[Task brief] Lines containing the string "with" are to be counted; report the number and nothing more.

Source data
——

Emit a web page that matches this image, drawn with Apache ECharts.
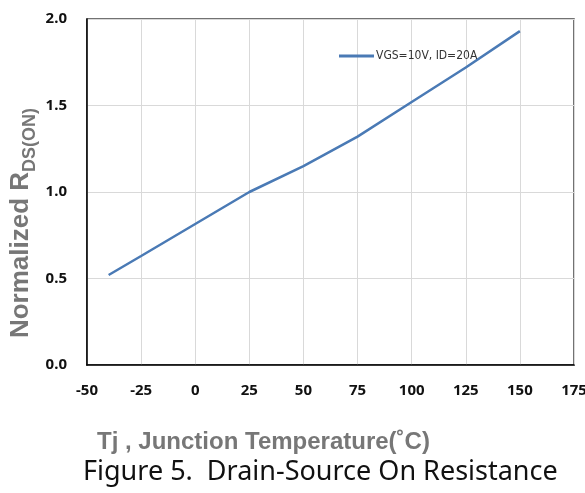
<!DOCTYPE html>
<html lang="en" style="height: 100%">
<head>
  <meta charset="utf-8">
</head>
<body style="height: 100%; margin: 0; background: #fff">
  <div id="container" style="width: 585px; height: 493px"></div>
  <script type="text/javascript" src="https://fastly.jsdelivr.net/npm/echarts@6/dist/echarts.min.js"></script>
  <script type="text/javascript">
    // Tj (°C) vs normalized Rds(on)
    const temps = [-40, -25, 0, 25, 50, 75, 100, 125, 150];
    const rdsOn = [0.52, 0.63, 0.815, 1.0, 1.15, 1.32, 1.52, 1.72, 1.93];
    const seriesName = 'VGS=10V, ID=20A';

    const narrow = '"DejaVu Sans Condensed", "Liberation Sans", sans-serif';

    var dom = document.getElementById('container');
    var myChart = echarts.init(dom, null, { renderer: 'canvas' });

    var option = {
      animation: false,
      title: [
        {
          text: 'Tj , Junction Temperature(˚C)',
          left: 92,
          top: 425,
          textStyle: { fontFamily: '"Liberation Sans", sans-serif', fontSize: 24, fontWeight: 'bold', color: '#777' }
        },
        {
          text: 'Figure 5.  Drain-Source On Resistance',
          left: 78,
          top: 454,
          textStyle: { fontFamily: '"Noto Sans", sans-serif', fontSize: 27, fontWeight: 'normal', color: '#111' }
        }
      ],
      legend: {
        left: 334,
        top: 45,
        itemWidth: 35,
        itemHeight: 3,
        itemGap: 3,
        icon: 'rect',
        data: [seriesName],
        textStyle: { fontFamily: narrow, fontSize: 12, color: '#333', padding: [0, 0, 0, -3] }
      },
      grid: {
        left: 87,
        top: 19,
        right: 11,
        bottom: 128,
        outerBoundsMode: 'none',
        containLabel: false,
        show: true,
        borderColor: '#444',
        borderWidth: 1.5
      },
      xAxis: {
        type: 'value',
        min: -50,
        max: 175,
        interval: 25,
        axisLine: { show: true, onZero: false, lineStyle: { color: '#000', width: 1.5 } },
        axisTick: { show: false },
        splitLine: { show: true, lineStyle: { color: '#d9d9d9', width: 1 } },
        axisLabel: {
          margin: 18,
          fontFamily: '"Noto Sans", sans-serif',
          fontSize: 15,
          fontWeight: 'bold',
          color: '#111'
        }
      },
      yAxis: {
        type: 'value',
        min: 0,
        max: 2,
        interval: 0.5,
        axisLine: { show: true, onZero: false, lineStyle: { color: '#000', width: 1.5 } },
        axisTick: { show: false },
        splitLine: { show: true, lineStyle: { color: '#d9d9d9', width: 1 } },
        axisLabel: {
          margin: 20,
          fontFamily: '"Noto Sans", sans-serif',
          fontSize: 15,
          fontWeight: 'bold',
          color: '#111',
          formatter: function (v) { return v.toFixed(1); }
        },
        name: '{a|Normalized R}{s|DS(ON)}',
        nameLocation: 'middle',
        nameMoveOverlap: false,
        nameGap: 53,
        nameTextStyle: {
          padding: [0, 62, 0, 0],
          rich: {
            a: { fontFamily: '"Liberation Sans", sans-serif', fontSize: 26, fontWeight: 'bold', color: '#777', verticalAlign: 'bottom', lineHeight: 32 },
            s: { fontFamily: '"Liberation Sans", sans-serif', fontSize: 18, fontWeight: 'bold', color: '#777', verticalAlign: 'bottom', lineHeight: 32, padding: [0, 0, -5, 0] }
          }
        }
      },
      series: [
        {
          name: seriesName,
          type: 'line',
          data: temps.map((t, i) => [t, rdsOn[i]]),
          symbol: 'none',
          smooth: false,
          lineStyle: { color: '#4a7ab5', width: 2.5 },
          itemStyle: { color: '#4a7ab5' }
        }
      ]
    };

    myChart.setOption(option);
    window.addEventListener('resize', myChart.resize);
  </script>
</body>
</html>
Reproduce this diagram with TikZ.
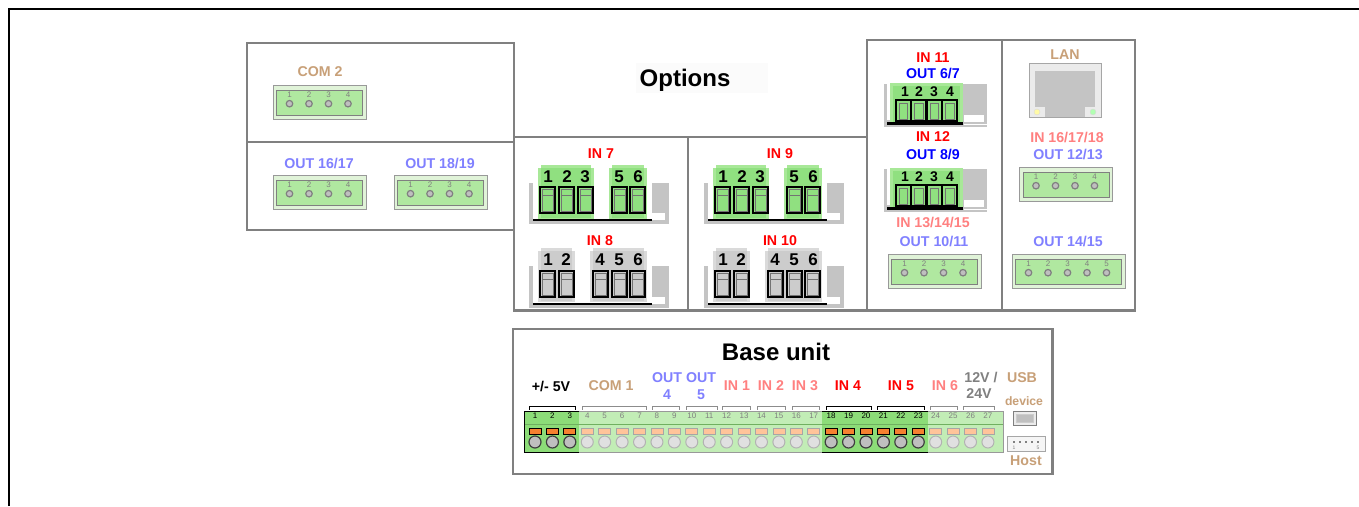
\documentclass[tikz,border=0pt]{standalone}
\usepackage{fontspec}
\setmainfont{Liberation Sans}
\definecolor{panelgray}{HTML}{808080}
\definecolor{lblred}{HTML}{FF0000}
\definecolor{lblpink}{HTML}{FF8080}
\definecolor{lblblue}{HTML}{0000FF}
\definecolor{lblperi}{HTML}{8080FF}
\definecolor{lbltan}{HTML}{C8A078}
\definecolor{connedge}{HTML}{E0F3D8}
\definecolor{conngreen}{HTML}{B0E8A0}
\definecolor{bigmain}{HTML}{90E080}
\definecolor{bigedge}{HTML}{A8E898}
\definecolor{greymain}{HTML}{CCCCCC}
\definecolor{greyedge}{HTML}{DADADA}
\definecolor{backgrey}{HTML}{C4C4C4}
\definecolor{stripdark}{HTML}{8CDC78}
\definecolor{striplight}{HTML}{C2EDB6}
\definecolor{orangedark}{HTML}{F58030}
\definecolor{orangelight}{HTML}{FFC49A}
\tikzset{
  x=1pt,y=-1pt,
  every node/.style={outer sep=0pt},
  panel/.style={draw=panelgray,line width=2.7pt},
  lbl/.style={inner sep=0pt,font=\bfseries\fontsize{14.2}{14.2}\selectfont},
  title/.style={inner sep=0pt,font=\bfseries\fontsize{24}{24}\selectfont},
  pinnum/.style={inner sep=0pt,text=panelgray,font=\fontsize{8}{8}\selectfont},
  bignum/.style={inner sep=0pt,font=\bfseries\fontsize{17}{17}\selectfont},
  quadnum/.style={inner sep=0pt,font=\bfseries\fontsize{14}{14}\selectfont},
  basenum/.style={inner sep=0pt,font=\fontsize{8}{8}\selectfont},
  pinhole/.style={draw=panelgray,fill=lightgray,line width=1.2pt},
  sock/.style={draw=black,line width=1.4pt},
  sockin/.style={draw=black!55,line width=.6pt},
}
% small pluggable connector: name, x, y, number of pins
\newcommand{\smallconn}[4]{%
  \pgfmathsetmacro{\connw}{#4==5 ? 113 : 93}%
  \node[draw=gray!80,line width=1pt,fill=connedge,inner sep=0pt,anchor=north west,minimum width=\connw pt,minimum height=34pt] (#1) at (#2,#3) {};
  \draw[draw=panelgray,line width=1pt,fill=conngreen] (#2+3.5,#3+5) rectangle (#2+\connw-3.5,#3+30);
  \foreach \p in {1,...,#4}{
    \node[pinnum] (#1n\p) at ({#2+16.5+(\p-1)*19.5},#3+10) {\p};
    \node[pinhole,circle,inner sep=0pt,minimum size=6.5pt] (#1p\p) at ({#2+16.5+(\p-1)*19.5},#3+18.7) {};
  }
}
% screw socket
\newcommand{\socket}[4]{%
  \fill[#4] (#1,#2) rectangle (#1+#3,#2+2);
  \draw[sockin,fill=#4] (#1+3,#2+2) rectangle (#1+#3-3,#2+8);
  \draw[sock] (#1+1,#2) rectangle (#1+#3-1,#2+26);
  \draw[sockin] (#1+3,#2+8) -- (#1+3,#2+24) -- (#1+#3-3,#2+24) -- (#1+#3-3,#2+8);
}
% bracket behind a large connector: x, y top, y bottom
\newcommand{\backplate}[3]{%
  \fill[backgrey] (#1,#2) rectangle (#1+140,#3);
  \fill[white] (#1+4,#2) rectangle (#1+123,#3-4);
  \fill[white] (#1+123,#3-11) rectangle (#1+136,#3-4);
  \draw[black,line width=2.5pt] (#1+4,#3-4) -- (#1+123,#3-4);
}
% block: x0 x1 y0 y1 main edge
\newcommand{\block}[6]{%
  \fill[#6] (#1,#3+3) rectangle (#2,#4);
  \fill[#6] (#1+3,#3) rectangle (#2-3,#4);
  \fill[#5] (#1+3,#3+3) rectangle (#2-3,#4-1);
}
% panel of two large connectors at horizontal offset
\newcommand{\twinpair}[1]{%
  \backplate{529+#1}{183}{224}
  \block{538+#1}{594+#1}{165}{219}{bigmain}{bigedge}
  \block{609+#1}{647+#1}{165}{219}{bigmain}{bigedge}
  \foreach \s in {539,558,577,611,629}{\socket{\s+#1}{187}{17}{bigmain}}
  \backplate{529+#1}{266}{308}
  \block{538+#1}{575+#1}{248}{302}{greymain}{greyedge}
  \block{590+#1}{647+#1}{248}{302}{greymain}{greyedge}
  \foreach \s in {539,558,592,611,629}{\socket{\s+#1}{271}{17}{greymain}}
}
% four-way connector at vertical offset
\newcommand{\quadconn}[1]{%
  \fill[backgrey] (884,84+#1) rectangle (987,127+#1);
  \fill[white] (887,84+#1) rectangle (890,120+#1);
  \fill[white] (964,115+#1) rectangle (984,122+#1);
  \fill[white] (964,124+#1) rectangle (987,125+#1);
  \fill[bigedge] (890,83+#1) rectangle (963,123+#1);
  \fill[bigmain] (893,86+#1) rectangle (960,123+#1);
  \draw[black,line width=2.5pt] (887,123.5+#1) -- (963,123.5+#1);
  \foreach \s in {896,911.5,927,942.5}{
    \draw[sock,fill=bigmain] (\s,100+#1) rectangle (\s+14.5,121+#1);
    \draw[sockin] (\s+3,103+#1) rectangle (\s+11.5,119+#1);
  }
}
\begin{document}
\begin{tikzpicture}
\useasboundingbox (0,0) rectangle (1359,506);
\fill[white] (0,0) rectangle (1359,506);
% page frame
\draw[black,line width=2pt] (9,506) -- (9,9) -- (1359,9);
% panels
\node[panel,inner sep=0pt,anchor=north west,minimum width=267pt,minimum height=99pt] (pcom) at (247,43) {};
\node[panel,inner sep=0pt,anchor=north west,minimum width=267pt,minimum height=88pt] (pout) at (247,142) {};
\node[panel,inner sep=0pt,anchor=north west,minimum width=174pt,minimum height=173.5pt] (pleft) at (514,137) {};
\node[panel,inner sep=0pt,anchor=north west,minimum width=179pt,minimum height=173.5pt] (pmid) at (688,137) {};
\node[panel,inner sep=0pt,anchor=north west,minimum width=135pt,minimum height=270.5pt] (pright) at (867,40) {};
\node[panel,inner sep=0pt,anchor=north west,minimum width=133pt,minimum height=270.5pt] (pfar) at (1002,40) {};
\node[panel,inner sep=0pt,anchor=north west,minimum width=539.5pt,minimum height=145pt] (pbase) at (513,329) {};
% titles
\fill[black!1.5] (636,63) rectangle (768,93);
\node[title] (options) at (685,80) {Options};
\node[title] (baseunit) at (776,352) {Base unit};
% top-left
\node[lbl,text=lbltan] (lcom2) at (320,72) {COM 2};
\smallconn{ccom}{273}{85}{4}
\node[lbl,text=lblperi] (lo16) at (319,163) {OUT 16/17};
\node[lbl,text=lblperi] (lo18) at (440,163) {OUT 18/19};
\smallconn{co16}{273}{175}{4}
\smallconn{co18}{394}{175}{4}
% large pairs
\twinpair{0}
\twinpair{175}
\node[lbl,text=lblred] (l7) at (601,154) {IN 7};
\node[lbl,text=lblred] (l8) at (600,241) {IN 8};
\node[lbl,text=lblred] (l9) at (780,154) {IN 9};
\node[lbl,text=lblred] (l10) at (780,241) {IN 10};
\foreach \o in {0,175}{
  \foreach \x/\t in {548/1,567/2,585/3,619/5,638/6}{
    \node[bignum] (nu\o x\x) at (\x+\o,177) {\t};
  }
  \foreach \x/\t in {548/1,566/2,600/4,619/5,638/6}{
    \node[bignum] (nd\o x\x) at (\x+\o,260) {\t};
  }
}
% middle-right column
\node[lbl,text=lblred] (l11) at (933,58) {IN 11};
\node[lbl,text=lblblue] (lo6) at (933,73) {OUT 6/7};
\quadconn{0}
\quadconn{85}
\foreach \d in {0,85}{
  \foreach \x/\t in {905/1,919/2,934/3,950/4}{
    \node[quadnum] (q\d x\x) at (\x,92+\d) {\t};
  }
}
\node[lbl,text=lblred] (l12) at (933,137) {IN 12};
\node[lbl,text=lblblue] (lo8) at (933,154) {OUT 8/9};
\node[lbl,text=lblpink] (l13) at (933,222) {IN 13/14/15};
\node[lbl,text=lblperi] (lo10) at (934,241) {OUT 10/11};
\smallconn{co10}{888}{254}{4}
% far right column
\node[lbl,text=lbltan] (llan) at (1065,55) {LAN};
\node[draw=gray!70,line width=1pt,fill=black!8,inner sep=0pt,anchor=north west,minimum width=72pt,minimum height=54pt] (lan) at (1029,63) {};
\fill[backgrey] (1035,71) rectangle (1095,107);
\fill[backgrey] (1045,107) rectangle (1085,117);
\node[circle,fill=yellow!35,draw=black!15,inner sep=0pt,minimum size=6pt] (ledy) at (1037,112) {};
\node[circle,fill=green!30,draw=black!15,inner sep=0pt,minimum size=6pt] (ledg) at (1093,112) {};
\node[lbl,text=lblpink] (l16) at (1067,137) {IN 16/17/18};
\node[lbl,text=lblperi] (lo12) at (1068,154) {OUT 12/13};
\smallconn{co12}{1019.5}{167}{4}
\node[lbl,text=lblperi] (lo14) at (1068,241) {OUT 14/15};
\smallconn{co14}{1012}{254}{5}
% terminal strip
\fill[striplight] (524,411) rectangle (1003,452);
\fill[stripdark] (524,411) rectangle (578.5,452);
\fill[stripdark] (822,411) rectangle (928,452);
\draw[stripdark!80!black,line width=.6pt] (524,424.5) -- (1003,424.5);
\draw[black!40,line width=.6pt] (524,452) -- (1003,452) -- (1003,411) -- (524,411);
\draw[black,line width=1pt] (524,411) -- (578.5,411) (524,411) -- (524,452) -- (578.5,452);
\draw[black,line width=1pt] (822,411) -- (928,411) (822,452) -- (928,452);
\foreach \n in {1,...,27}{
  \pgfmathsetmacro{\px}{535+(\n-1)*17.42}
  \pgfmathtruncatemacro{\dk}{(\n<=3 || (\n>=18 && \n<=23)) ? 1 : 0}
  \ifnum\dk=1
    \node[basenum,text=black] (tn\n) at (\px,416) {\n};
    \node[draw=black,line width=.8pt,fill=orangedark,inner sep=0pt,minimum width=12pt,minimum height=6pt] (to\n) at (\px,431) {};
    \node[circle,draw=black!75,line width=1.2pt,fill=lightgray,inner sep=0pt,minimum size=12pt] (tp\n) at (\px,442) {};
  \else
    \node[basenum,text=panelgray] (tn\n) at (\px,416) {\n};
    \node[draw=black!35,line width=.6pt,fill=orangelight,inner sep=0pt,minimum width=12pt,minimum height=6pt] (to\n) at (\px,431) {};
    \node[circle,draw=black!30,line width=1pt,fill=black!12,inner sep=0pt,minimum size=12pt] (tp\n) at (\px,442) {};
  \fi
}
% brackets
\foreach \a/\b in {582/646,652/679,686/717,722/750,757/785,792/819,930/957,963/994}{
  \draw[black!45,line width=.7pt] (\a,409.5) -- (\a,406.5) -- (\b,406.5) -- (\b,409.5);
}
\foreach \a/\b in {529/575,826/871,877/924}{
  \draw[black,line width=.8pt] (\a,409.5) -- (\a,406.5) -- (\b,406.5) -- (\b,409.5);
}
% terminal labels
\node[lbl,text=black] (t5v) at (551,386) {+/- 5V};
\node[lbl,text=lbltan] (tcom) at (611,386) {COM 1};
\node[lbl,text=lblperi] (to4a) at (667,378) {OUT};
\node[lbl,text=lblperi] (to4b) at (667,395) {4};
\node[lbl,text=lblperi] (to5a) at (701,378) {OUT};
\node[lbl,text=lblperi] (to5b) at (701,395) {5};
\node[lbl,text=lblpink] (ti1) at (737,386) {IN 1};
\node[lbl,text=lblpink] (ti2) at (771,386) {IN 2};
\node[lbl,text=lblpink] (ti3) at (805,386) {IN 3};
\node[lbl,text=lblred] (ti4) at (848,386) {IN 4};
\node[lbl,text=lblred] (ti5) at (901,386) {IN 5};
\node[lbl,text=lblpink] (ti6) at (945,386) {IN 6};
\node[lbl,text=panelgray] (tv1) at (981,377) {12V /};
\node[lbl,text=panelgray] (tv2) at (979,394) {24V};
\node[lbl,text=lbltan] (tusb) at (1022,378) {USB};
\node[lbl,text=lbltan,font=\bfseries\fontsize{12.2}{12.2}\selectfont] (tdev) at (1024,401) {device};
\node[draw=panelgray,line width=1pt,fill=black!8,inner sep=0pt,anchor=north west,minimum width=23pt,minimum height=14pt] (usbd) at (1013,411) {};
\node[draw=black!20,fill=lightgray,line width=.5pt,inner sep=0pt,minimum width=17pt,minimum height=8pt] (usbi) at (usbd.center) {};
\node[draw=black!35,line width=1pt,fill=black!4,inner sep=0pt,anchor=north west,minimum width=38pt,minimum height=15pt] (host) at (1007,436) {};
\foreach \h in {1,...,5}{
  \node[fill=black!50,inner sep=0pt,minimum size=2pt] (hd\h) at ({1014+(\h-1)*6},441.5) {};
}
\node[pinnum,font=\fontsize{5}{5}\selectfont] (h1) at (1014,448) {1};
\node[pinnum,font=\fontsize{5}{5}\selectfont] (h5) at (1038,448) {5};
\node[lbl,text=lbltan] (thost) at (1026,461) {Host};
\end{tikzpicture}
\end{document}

——

[Answer to this task] 2